India plays two matches each with West Indies and Australia. In any match the probabilities of India getting points \[0, 1, 2\] are \[0.45, 0.05, 0.50\] respectively. Assuming that the outcomes are independent, the probability of India getting at least \[7\] point is
(A) \[0.8750\]
(B) \[0.0875\]
(C) \[0.0625\]
(D) \[0.0250\]

Answer 1

Hint: In this question, we have the probabilities of getting specific points. First we need to find out the number of possible cases for getting at least \[7\] point. Then we will calculate the possible outcomes for each case.
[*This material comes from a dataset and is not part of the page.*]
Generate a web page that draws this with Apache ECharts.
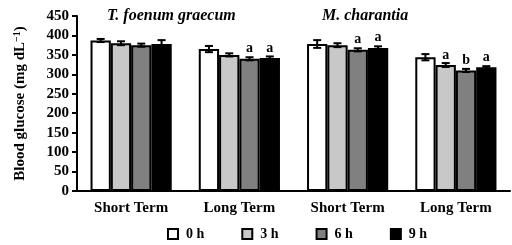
<!DOCTYPE html>
<html>
<head>
<meta charset="utf-8">
<script src="https://cdn.jsdelivr.net/npm/echarts@6/dist/echarts.min.js"></script>
<style>
  html, body { margin: 0; padding: 0; background: #fff; }
  #chart { width: 512px; height: 245px; }
</style>
</head>
<body>
<div id="chart"></div>
<script>
const categories = ["Short Term", "Long Term", "Short Term", "Long Term"];
const times = ["0 h", "3 h", "6 h", "9 h"];
const yTicks = [0, 50, 100, 150, 200, 250, 300, 350, 400, 450];

// mean blood glucose per time point, one value per group
const h0 = [387, 365, 378, 344];
const h3 = [380, 350, 375, 324];
const h6 = [375, 340, 363, 310];
const h9 = [378, 342, 368, 318];
// standard errors
const se0 = [4, 8, 10, 8];
const se3 = [5, 4, 5, 5];
const se6 = [4, 4, 4, 4];
const se9 = [10, 4, 4, 3];
// significance letters
const let0 = ["", "", "", ""];
const let3 = ["", "", "", "a"];
const let6 = ["", "a", "a", "b"];
const let9 = ["", "a", "a", "a"];

const means = [h0, h3, h6, h9];
const errs = [se0, se3, se6, se9];
const letters = [let0, let3, let6, let9];
const colors = ["#ffffff", "#c8c8c8", "#808080", "#000000"];

const font = "'Liberation Serif', 'DejaVu Serif', serif";
const catGap = 0.25;

const chart = echarts.init(document.getElementById("chart"));

const barSeries = times.map((t, i) => ({
  name: t,
  type: "bar",
  barGap: "0%",
  barCategoryGap: catGap * 100 + "%",
  itemStyle: { color: colors[i], borderColor: "#000", borderWidth: 2 },
  label: {
    show: true,
    position: "top",
    distance: 3,
    fontFamily: font,
    fontWeight: "bold",
    fontSize: 14,
    color: "#000",
    formatter: (p) => letters[i][p.dataIndex],
  },
  data: means[i],
}));

// error bar data: [category, series index, mean, se]
const errData = [];
means.forEach((arr, i) => {
  arr.forEach((v, c) => errData.push([c, i, v, errs[i][c]]));
});

const errSeries = {
  type: "custom",
  z: 10,
  silent: true,
  data: errData,
  encode: { x: 0, y: 2 },
  renderItem(params, api) {
    const c = api.value(0);
    const i = api.value(1);
    const v = api.value(2);
    const se = api.value(3);
    const catW = api.size([1, 0])[0];
    const groupW = catW * (1 - catGap);
    const bw = groupW / 4;
    const center = api.coord([c, v]);
    const x = center[0] - groupW / 2 + bw * (i + 0.5);
    const yHi = api.coord([c, v + se])[1];
    const yLo = api.coord([c, v - se])[1];
    const cap = 4;
    const style = { stroke: "#000", lineWidth: 2 };
    return {
      type: "group",
      children: [
        { type: "line", shape: { x1: x, y1: yHi, x2: x, y2: yLo }, style },
        { type: "line", shape: { x1: x - cap, y1: yHi, x2: x + cap, y2: yHi }, style },
        { type: "line", shape: { x1: x - cap, y1: yLo, x2: x + cap, y2: yLo }, style },
      ],
    };
  },
};

chart.setOption({
  animation: false,
  title: [
    {
      text: "T. foenum graecum",
      left: 102,
      top: 3,
      textStyle: { fontFamily: font, fontStyle: "italic", fontWeight: "bold", fontSize: 16, color: "#000" },
    },
    {
      text: "M. charantia",
      left: 317,
      top: 3,
      textStyle: { fontFamily: font, fontStyle: "italic", fontWeight: "bold", fontSize: 16, color: "#000" },
    },
  ],
  legend: {
    data: times,
    left: 162,
    top: 222,
    itemWidth: 10,
    itemHeight: 10,
    itemGap: 37,
    icon: "rect",
    itemStyle: { borderColor: "#000", borderWidth: 2 },
    textStyle: { fontFamily: font, fontWeight: "bold", fontSize: 14, color: "#000", padding: [0, 0, 0, 3] },
  },
  grid: { left: 77, right: 2, top: 16, bottom: 54 },
  xAxis: {
    type: "category",
    data: categories,
    axisLine: { lineStyle: { color: "#000", width: 2 } },
    axisTick: { show: false },
    axisLabel: { fontFamily: font, fontWeight: "bold", fontSize: 15, color: "#000", margin: 10 },
  },
  yAxis: {
    type: "value",
    min: yTicks[0],
    max: yTicks[yTicks.length - 1],
    interval: 50,
    name: "{a|Blood glucose (mg dL}{s|−1}{a|)}",
    nameLocation: "middle",
    nameGap: 48,
    nameTextStyle: {
      rich: {
        a: { fontFamily: font, fontWeight: "bold", fontSize: 15, color: "#000" },
        s: { fontFamily: font, fontWeight: "bold", fontSize: 10, color: "#000", verticalAlign: "top", padding: [0, 0, 7, 0] },
      },
    },
    axisLine: { show: true, lineStyle: { color: "#000", width: 2 } },
    axisTick: { show: true, length: 5, lineStyle: { color: "#000", width: 2 } },
    axisLabel: { fontFamily: font, fontWeight: "bold", fontSize: 15, color: "#000", margin: 8 },
    splitLine: { show: false },
  },
  series: [...barSeries, errSeries],
});
</script>
</body>
</html>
Then we can easily find out the required solution.

Complete step-by-step answer:
It is given that India plays two matches each with West Indies and Australia.
In any match the probabilities of India getting points \[0, 1, 2\] are \[0.45, 0.05, 0.50\] respectively.
Also given that, we assume the outcomes are independent.
We need to find out the probability of India getting at least \[7\] point.
Since there are only four matches played by India.
Thus, India can get maximum \[8\]points.
We need to find out the points \[ \geqslant 7\]
For the case where India will get \[7\] point:
India will get \[2\] in \[3\] matches and \[1\] in one match.
Then the probability of getting \[2\] in each of the \[3\] matches and \[1\] in one match =\[^4{C_3}{\left( {0.5} \right)^3}\left( {0.05} \right) = \dfrac{{4!}}{{3!1!}} \times 0.125 \times 0.05\]
\[ \Rightarrow 4 \times 0.00625\]
On multiply we get,
\[ \Rightarrow 0.025\]
Also, for the case where India will get \[8\] point:
India will get \[2\] in each of four matches.
Then the probability of getting \[2\] in each of the four matches,
\[^4{C_4}{\left( {0.5} \right)^4} = \dfrac{{4!}}{{4!0!}} \times 0.0625\]
\[ \Rightarrow 1 \times 0.0625\]
On multiply we get,
\[ = 0.0625\]
Now, we can find the probability of India getting at least \[7\] point
$ \Rightarrow $ Probability of getting exactly \[7\] point + Probability of getting exactly \[8\] point
\[ \Rightarrow 0.025 + 0.0625\]
Let us adding the term and we get,
\[ = 0.0875\]

Therefore (B) is the correct option.

Note: In mathematics, a combination is a selection of items from a collection, such that the order of selection does not matter.
For a combination,
\[C\left( {n,{\text{ }}r} \right){ = ^n}{C_r} = \dfrac{{n!}}{{(n - r)!r!}}\]
Here, factorial n is denoted by \[n!\] and we can define by
\[n! = n(n - 1)(n - 2)(n - 4).......2.1\]